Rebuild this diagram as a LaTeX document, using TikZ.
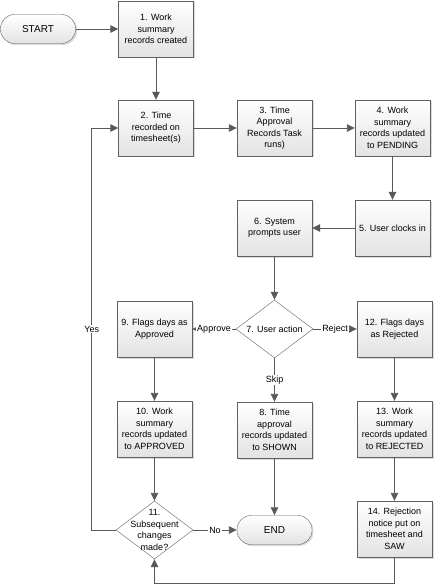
\documentclass[tikz,border=0pt]{standalone}
\usepackage{fontspec}
\setmainfont{Liberation Sans}
\usetikzlibrary{shapes.geometric,arrows.meta,shadows}

\begin{document}
\begin{tikzpicture}[x=1pt, y=-1pt, font=\fontsize{9}{11.5}\selectfont,
     every node/.style={align=center},
     task/.style={rectangle, draw=black!62, top color=white, bottom color=black!11, minimum width=75pt, minimum height=56pt, inner sep=1pt,
       drop shadow={shadow xshift=1.5pt, shadow yshift=-1.5pt, fill=black!14, opacity=1}},
     terminal/.style={rectangle, rounded corners=14pt, draw=black!62, top color=white, bottom color=black!11, minimum width=75pt, minimum height=29pt,
       font=\fontsize{10}{12}\selectfont, drop shadow={shadow xshift=1.5pt, shadow yshift=-1.5pt, fill=black!14, opacity=1}},
     decision/.style={diamond, draw=black!62, fill=white, minimum width=77pt, minimum height=58pt, inner sep=0pt},
     flow/.style={draw=black!65, line width=0.9pt, -{Triangle[length=8pt,width=7.5pt]}},
     choice/.style={fill=white, inner sep=1pt}]

   \useasboundingbox (0,0) rectangle (436,585);

   \node[terminal] (start) at (38,29) {START};
   \node[task] (w1) at (156,29) {1. Work\\summary\\records created};
   \node[task] (w2) at (156,128) {2. Time\\recorded on\\timesheet(s)};
   \node[task] (w3) at (274.5,128) {3. Time\\Approval\\Records Task\\runs)};
   \node[task] (w4) at (392.5,128) {4. Work\\summary\\records updated\\to PENDING};
   \node[task] (w5) at (392.5,228) {5. User clocks in};
   \node[task] (w6) at (274.5,228) {6. System\\prompts user};
   \node[decision, label={center:7. User action}] (w7) at (274.5,329) {};
   \node[task] (w9) at (154.5,329) {9. Flags days as\\Approved};
   \node[task] (w12) at (394.5,329) {12. Flags days\\as Rejected};
   \node[task] (w10) at (154.5,429) {10. Work\\summary\\records updated\\to APPROVED};
   \node[task] (w8) at (274.5,430) {8. Time\\approval\\records updated\\to SHOWN};
   \node[task] (w13) at (394.5,429) {13. Work\\summary\\records updated\\to REJECTED};
   \node[decision, label={center:11.\\Subsequent\\changes\\made?}] (w11) at (154.5,530) {};
   \node[terminal] (end) at (274.5,530) {END};
   \node[task] (w14) at (394.5,529) {14. Rejection\\notice put on\\timesheet and\\SAW};

   \draw[flow] (start) -- (w1);
   \draw[flow] (w1) -- (w2);
   \draw[flow] (w2) -- (w3);
   \draw[flow] (w3) -- (w4);
   \draw[flow] (w4) -- (w5);
   \draw[flow] (w5) -- (w6);
   \draw[flow] (w6) -- (w7);
   \draw[flow] (w7) -- node[choice]{Approve} (w9);
   \draw[flow] (w7) -- node[choice]{Reject} (w12);
   \draw[flow] (w7) -- node[choice]{Skip} (w8);
   \draw[flow] (w9) -- (w10);
   \draw[flow] (w10) -- (w11);
   \draw[flow] (w8) -- (end);
   \draw[flow] (w12) -- (w13);
   \draw[flow] (w13) -- (w14);
   \draw[flow] (w11) -- node[choice]{No} (end);
   \draw[flow] (w11.west) -- ++(-24,0) |- node[choice, pos=.25]{Yes} (w2.west);
   \draw[flow] (w14.south) -- ++(0,26) -| (w11.south);
\end{tikzpicture}
\end{document}
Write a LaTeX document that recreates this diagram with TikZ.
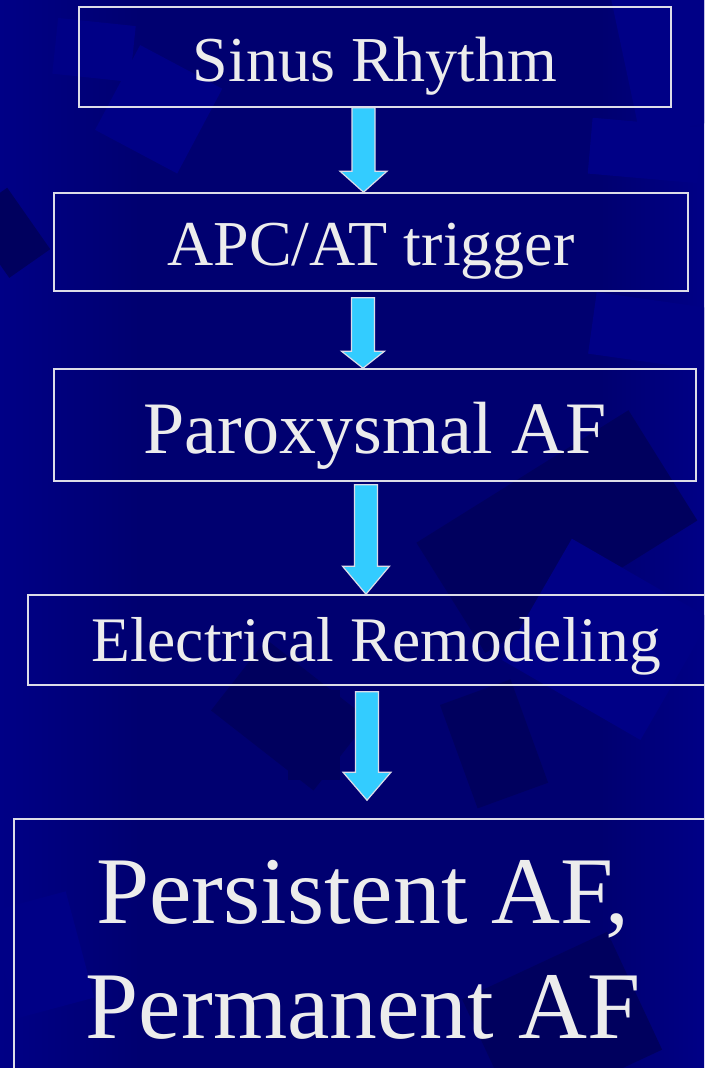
----------------
(TASK OBJECTIVE)
Say how many lines of the data include the word "diagram". Respond with the number alone.

(THE OUTPUT)
2